Mother Teresa spoke briefly, requesting prayers for her order's work, Keiser said.

About midmorning, Mother Teresa left Atlanta by private plane for Charlotte, where she is scheduled to participate in a prayer service at the Charlotte Coliseum today.

The Nobel Peace Prize-winning nun's only public appearance in Atlanta was at a crowded Mass at Sacred Heart Catholic Church on Monday attended by Mayor Bill Campbell.

She spent Monday night in the House of Grace, her AIDS home, with her four Atlanta nuns, five nuns visiting from Miami and four nuns who are headed to Charlotte to establish a mission there.

Her order came to Atlanta in 1993.

Police estimated that 700 people squeezed into the church where 400 seats were expected to be available. Another 500 to 600 waited outside listening to the service over a loudspeaker.

Surrounded by the 13 sisters in long white habits edged with blue stripes, the 4-foot-10 Mother Teresa sat and knelt with her gnarled hands folded in prayer during much of the service. She quietly sang the choruses to hymns and said the words to Our Father.

The Mass, which also marked the 98th birthday of the church at 353 Peachtree St., focused on the Beatitudes, the words of Jesus from the Sermon on the Mount in which he proclaimed the poor and the meek to be blessed.

"To be happy, we must be simple, " Donoghue said in his homily. "We must admit the sorrow of human life. We must long not for self- fulfillment but for holiness."

He cited Mother Teresa and her nuns as an example, describing them as "the living action of Christ's love in our community."

Barely taller than the lectern she stood behind, Mother Teresa spoke to the worshipers, describing her work in bringing comfort, "salvation and sanctity" to the destitute.

Mother Teresa's visit mostly private

400 will be admitted on first-come basis for Mass at Sacred Heart Church

By Gayle White
Published: 6/9/1995 

The public's only chance to see Mother Teresa when she visits Atlanta next week will be at a Mass at Sacred Heart Catholic Church on Monday, according to officials of the Archdiocese of Atlanta.

Mother Teresa is scheduled to arrive in Atlanta on Monday and attend a Mass to be celebrated at the church, 353 Peachtree St. N.E., by Atlanta Archbishop John F. Donoughue at 3:30 p.m. Mother Teresa is expected to address the congregation briefly after the Mass.

Admission to the church, which seats about 400, will be on a first- come basis, said Monsignor Peter Dora, spokesman for the archdiocese. Loudspeakers will be set up outside for those who wish to hear but cannot get into the church, he said.

Mother Teresa will hold a news conference afterward.

"We are preparing in such a way as to guarantee her access to the public while respecting her needs, considering her age, " he said.

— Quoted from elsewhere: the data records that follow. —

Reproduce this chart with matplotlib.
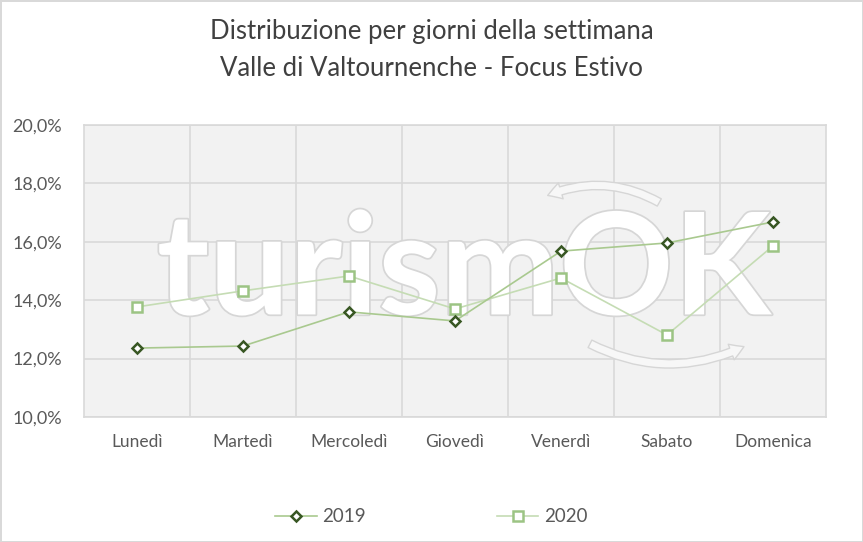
import matplotlib.pyplot as plt
import matplotlib.patheffects as pe
from matplotlib.patches import FancyArrowPatch
from matplotlib.ticker import FuncFormatter, MultipleLocator

giorni = ['Lunedì', 'Martedì', 'Mercoledì', 'Giovedì', 'Venerdì', 'Sabato', 'Domenica']
valori_2019 = [12.36, 12.43, 13.60, 13.29, 15.68, 15.96, 16.68]
valori_2020 = [13.77, 14.32, 14.83, 13.70, 14.76, 12.81, 15.86]

FONT = 'Lato'
TXT = '#595959'

fig = plt.figure(figsize=(8.63, 5.42), dpi=100)
fig.patch.set_facecolor('white')
fig.patch.set_edgecolor('#d9d9d9')
fig.patch.set_linewidth(2)

ax = fig.add_axes([84 / 863, 1 - 417 / 542, 742 / 863, 292 / 542])
ax.set_facecolor('#f2f2f2')

x = list(range(len(giorni)))

# watermark turismOK
wm = ax.text(3.08, 14.9, 'turismOK', fontsize=102, family=FONT, weight='bold', color='white',
             ha='center', va='center', zorder=1)
wm.set_path_effects([pe.Stroke(linewidth=2.5, foreground='#d6d6d6'), pe.Normal()])
for (a, b, rad) in [((4.95, 17.3), (3.85, 17.55), 0.25), ((4.25, 12.55), (5.75, 12.45), 0.25)]:
    arr = FancyArrowPatch(a, b, connectionstyle=f'arc3,rad={rad}',
                          arrowstyle='simple,head_width=12,head_length=10,tail_width=6',
                          facecolor='#f7f7f7', edgecolor='#d6d6d6', lw=1, zorder=1.5)
    ax.add_patch(arr)

ax.plot(x, valori_2019, color='#a9c98f', lw=1.2, marker='D', markersize=5.5,
        markerfacecolor='white', markeredgecolor='#385723', markeredgewidth=1.8,
        label='2019', zorder=4)
ax.plot(x, valori_2020, color='#c5dcb4', lw=1.2, marker='s', markersize=7,
        markerfacecolor='white', markeredgecolor='#9cc484', markeredgewidth=1.8,
        label='2020', zorder=3)

ax.set_xlim(-0.5, 6.5)
ax.set_ylim(10, 20)
ax.yaxis.set_major_locator(MultipleLocator(2))
ax.yaxis.set_major_formatter(FuncFormatter(lambda v, p: f'{v:.1f}%'.replace('.', ',')))
ax.set_xticks(x)
ax.set_xticklabels(giorni)
ax.set_xticks([i + 0.5 for i in range(6)], minor=True)
ax.grid(axis='y', which='major', color='#d9d9d9', lw=1.2, zorder=0)
ax.grid(axis='x', which='minor', color='#d9d9d9', lw=1.2, zorder=0)
ax.set_axisbelow(True)
for s in ax.spines.values():
    s.set_color('#d9d9d9')
    s.set_linewidth(1.2)
ax.tick_params(which='both', length=0)
ax.tick_params(axis='y', pad=16, labelsize=13, labelcolor=TXT)
ax.tick_params(axis='x', pad=12, labelsize=12.5, labelcolor=TXT)
for lab in ax.get_xticklabels() + ax.get_yticklabels():
    lab.set_family(FONT)

fig.text(0.5, 1 - 31 / 542, 'Distribuzione per giorni della settimana', ha='center', va='center',
         fontsize=18.5, family=FONT, color='#404040')
fig.text(0.5, 1 - 68 / 542, 'Valle di Valtournenche - Focus Estivo', ha='center', va='center',
         fontsize=18.5, family=FONT, color='#404040')

leg = fig.legend(loc='center', bbox_to_anchor=(0.5, 1 - 517 / 542), ncol=2, frameon=False,
                 columnspacing=7, handlelength=2.2, handletextpad=0.3,
                 prop={'family': FONT, 'size': 13.5})
for t in leg.get_texts():
    t.set_color(TXT)

fig.savefig('out.png', dpi=100)
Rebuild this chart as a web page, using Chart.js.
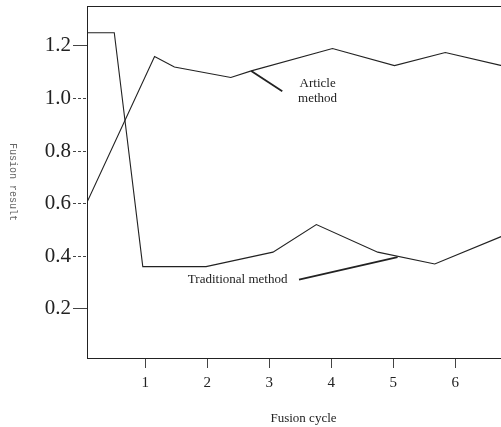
<!DOCTYPE html>
<html>
<head>
<meta charset="utf-8">
<script src="https://cdn.jsdelivr.net/npm/chart.js@4/dist/chart.umd.min.js"></script>
<style>
  html, body { margin: 0; padding: 0; background: #fff; overflow: hidden; }
  #wrap { width: 520px; height: 427px; }
</style>
</head>
<body>
<div id="wrap"><canvas id="fusion-chart" width="520" height="427"></canvas></div>
<script>
// Data (x = fusion cycle, y = fusion result)
const traditionalX = [0.06, 0.5, 0.96, 1.98, 3.06, 3.76, 4.75, 5.67, 6.75];
const traditionalY = [1.25, 1.25, 0.36, 0.36, 0.415, 0.52, 0.415, 0.37, 0.475];

const articleX = [0.06, 1.15, 1.47, 2.38, 2.71, 4.02, 5.02, 5.84, 6.75];
const articleY = [0.605, 1.16, 1.12, 1.08, 1.105, 1.19, 1.125, 1.175, 1.125];

const xTickValues = [1, 2, 3, 4, 5, 6, 7];
const yTickValues = [0.2, 0.4, 0.6, 0.8, 1.0, 1.2];

// Labels with leader lines, anchored in data units
const annotations = [
  { lines: ["Article", "method"], textX: 3.78, textY: 1.055, lineGap: 0.054,
    from: [2.71, 1.105], to: [3.21, 1.027] },
  { lines: ["Traditional method"], textX: 2.49, textY: 0.31, lineGap: 0,
    from: [3.48, 0.31], to: [5.07, 0.396] },
];

const INK = "#222";
const SERIF = "'Liberation Serif', 'DejaVu Serif', serif";

function toPoints(xs, ys) {
  return xs.map((x, i) => ({ x: x, y: ys[i] }));
}

// Draws the top frame line, the rotated y title and the leader-line labels.
const extrasPlugin = {
  id: "extras",
  afterDraw(chart) {
    const { ctx, chartArea, scales } = chart;
    const xs = scales.x;
    const ys = scales.y;
    ctx.save();

    // top border
    ctx.strokeStyle = INK;
    ctx.lineWidth = 1;
    ctx.beginPath();
    ctx.moveTo(chartArea.left, chartArea.top + 0.5);
    ctx.lineTo(chartArea.right, chartArea.top + 0.5);
    ctx.stroke();

    // y title, reading top to bottom
    ctx.save();
    ctx.translate(13, 182);
    ctx.rotate(Math.PI / 2);
    ctx.fillStyle = "#666";
    ctx.font = "10px 'Liberation Mono', 'DejaVu Sans Mono', monospace";
    ctx.textAlign = "center";
    ctx.textBaseline = "middle";
    ctx.fillText("Fusion result", 0, 0);
    ctx.restore();

    // annotations
    annotations.forEach((a) => {
      ctx.strokeStyle = INK;
      ctx.lineWidth = 1.8;
      ctx.beginPath();
      ctx.moveTo(xs.getPixelForValue(a.from[0]), ys.getPixelForValue(a.from[1]));
      ctx.lineTo(xs.getPixelForValue(a.to[0]), ys.getPixelForValue(a.to[1]));
      ctx.stroke();

      ctx.fillStyle = INK;
      ctx.font = "13px " + SERIF;
      ctx.textAlign = "center";
      ctx.textBaseline = "middle";
      a.lines.forEach((line, i) => {
        ctx.fillText(
          line,
          xs.getPixelForValue(a.textX),
          ys.getPixelForValue(a.textY - i * a.lineGap)
        );
      });
    });

    ctx.restore();
  },
};

const chartCanvas = document.querySelector("#fusion-chart");

new Chart(chartCanvas.getContext("2d"), {
  type: "line",
  data: {
    datasets: [
      {
        label: "Traditional method",
        data: toPoints(traditionalX, traditionalY),
        borderColor: INK,
        borderWidth: 1.1,
        pointRadius: 0,
        tension: 0,
        fill: false,
      },
      {
        label: "Article method",
        data: toPoints(articleX, articleY),
        borderColor: INK,
        borderWidth: 1.1,
        pointRadius: 0,
        tension: 0,
        fill: false,
      },
    ],
  },
  options: {
    responsive: false,
    animation: false,
    events: [],
    layout: { padding: { top: 6, left: 0, right: 0, bottom: 0 } },
    plugins: {
      legend: { display: false },
      tooltip: { enabled: false },
    },
    scales: {
      x: {
        type: "linear",
        min: 0.06,
        max: 7.045,
        afterFit: (scale) => {
          scale.height = 69;
          scale.paddingLeft = 0;
          scale.paddingRight = 0;
        },
        afterBuildTicks: (scale) => {
          scale.ticks = xTickValues.map((v) => ({ value: v }));
        },
        border: { display: true, color: INK, width: 1 },
        grid: {
          drawOnChartArea: false,
          drawTicks: true,
          tickLength: 10,
          tickColor: "#444",
          tickWidth: 1,
        },
        ticks: {
          color: INK,
          font: { family: SERIF, size: 15 },
          padding: 6,
          maxRotation: 0,
          autoSkip: false,
        },
        title: {
          display: true,
          text: "Fusion cycle",
          color: INK,
          font: { family: SERIF, size: 13 },
          padding: { top: 0, bottom: 1 },
        },
      },
      y: {
        type: "linear",
        min: 0.012,
        max: 1.352,
        afterFit: (scale) => {
          scale.width = 87;
          scale.paddingTop = 0;
          scale.paddingBottom = 0;
        },
        afterBuildTicks: (scale) => {
          scale.ticks = yTickValues.map((v) => ({ value: v }));
        },
        border: { display: true, color: INK, width: 1 },
        grid: {
          drawOnChartArea: false,
          drawTicks: true,
          tickLength: 14,
          tickColor: "#444",
          tickWidth: 1,
          tickBorderDash: (ctx) => {
            const v = ctx.tick ? ctx.tick.value : 0;
            return v > 0.3 && v < 1.1 ? [3, 2] : [];
          },
        },
        ticks: {
          color: INK,
          font: { family: SERIF, size: 21 },
          padding: 2,
          autoSkip: false,
          callback: (value) => Number(value).toFixed(1),
        },
      },
    },
  },
  plugins: [extrasPlugin],
});
</script>
</body>
</html>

On Tuesday, the 84-year-old nun will attend a private blessing of the House of Grace, a home for women with AIDS her order established on St. Charles Avenue in 1993.

The Atlanta visit is part of her tour of the East coast facilities of the Missionaries of Charity, an order established by Mother Teresa in 1950. She will also visit facilities in Newark, New Bedford, Mass., Washington and Charlotte.

In addition to vows of poverty, chastity and obedience, Mother Teresa's nuns also promise "wholehearted and free service to the poorest of the poor."

Mother Teresa has received the Nobel Peace Prize, the Templeton Award and the Padmashri Medal, India's highest honor, for her work with lepers and the dying in India.